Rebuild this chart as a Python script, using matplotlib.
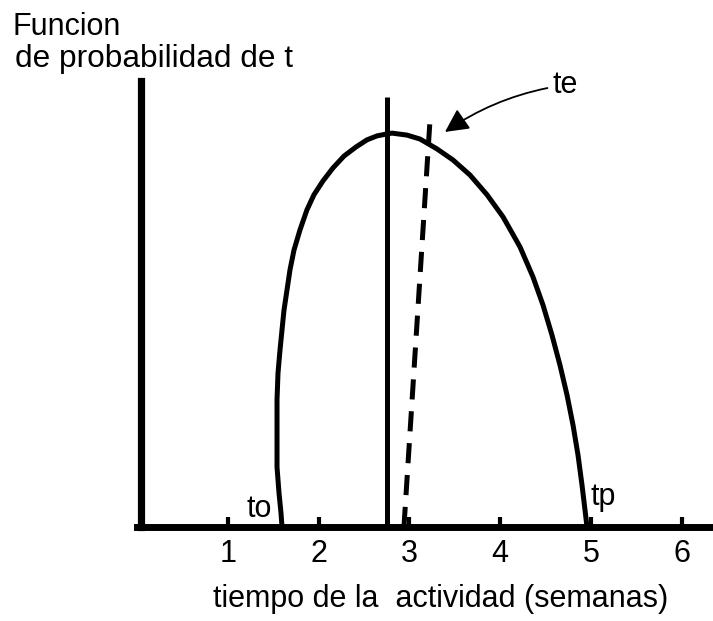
import matplotlib
matplotlib.use("Agg")
import matplotlib.pyplot as plt

plt.rcParams['font.family'] = ['Liberation Sans', 'DejaVu Sans']
plt.rcParams['lines.scale_dashes'] = False

# Data (t in weeks, y = relative probability density)
curve_t = [1.597, 1.586, 1.564, 1.542, 1.542, 1.542, 1.553, 1.575, 1.597, 1.619,
           1.652, 1.685, 1.729, 1.795, 1.872, 1.949, 2.048, 2.159, 2.280, 2.412,
           2.533, 2.643, 2.753, 2.808, 2.974, 3.117, 3.304, 3.480, 3.667, 3.855,
           4.031, 4.218, 4.361, 4.471, 4.570, 4.658, 4.736, 4.802, 4.857, 4.901,
           4.934, 4.956]
curve_y = [0.000, 0.035, 0.086, 0.152, 0.238, 0.322, 0.390, 0.448, 0.499, 0.549,
           0.600, 0.651, 0.701, 0.752, 0.803, 0.841, 0.876, 0.909, 0.939, 0.962,
           0.980, 0.990, 0.995, 0.997, 0.992, 0.982, 0.957, 0.929, 0.891, 0.841,
           0.785, 0.709, 0.633, 0.562, 0.486, 0.410, 0.334, 0.258, 0.182, 0.106,
           0.043, 0.000]

mode_t = [2.753, 2.753]
mode_y = [0.0, 1.089]
te_t = [2.940, 3.227]
te_y = [0.0, 1.030]

xticks = [1, 2, 3, 4, 5, 6]
xticklabels = ['1', '2', '3', '4', '5', '6']

ylabel_lines = ['Funcion', 'de probabilidad de t']
xlabel = 'tiempo de la  actividad (semanas)'

fig = plt.figure(figsize=(7.13, 6.21), dpi=100)
ax = fig.add_axes([0, 0, 1, 1])
ax.set_xlim(-1.5088, 6.3436)
ax.set_ylim(-0.238, 1.334)
ax.patch.set_alpha(0)

# Axes lines
for s in ['top', 'right']:
    ax.spines[s].set_visible(False)
ax.spines['left'].set_position(('data', 0.044))
ax.spines['left'].set_bounds(0, 1.129)
ax.spines['left'].set_linewidth(5.2)
ax.spines['bottom'].set_position(('data', 0))
ax.spines['bottom'].set_bounds(0.0, 6.4)
ax.spines['bottom'].set_linewidth(5.0)

ax.set_yticks([])
ax.set_xticks(xticks)
ax.set_xticklabels(xticklabels)
ax.tick_params(axis='x', direction='in', length=7, width=3, pad=8.5,
               labelsize=22, color='black')

ax.xaxis.set_label_coords(3.348, -0.2025, transform=ax.transData)
ax.set_xlabel(xlabel, fontsize=22, va='baseline', ha='center')

# Curve and lines
ax.plot(curve_t, curve_y, color='black', lw=3.6, solid_joinstyle='round')
ax.plot(mode_t, mode_y, color='black', lw=3.6, solid_capstyle='butt')
ax.plot(te_t, te_y, color='black', lw=3.6, dashes=(14.5, 8.5), dash_capstyle='butt')

# Texts
ax.text(-1.366, 1.2456, ylabel_lines[0], fontsize=22, ha='left', va='baseline')
ax.text(-1.344, 1.1646, ylabel_lines[1], fontsize=22.8, ha='left', va='baseline')
ax.text(1.211, 0.0253, 'to', fontsize=22, ha='left', va='baseline')
ax.text(4.989, 0.0557, 'tp', fontsize=22, ha='left', va='baseline')
ax.annotate('te', xy=(3.392, 1.0), xytext=(4.581, 1.0987), fontsize=22,
            ha='left', va='baseline',
            arrowprops=dict(arrowstyle='-|>,head_length=0.65,head_width=0.33',
                            color='black', lw=1.3, shrinkA=2, shrinkB=0,
                            connectionstyle='arc3,rad=0.12'))

fig.savefig('out.png', dpi=100)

▶ _What you need to do_
Repeat only the lines from the beginning of the material through the line containing "0.043, 0.000]", both ends kept, leaving pictures out.

▶ _Result for this task_
Rebuild this chart as a Python script, using matplotlib.
import matplotlib
matplotlib.use("Agg")
import matplotlib.pyplot as plt

plt.rcParams['font.family'] = ['Liberation Sans', 'DejaVu Sans']
plt.rcParams['lines.scale_dashes'] = False

# Data (t in weeks, y = relative probability density)
curve_t = [1.597, 1.586, 1.564, 1.542, 1.542, 1.542, 1.553, 1.575, 1.597, 1.619,
           1.652, 1.685, 1.729, 1.795, 1.872, 1.949, 2.048, 2.159, 2.280, 2.412,
           2.533, 2.643, 2.753, 2.808, 2.974, 3.117, 3.304, 3.480, 3.667, 3.855,
           4.031, 4.218, 4.361, 4.471, 4.570, 4.658, 4.736, 4.802, 4.857, 4.901,
           4.934, 4.956]
curve_y = [0.000, 0.035, 0.086, 0.152, 0.238, 0.322, 0.390, 0.448, 0.499, 0.549,
           0.600, 0.651, 0.701, 0.752, 0.803, 0.841, 0.876, 0.909, 0.939, 0.962,
           0.980, 0.990, 0.995, 0.997, 0.992, 0.982, 0.957, 0.929, 0.891, 0.841,
           0.785, 0.709, 0.633, 0.562, 0.486, 0.410, 0.334, 0.258, 0.182, 0.106,
           0.043, 0.000]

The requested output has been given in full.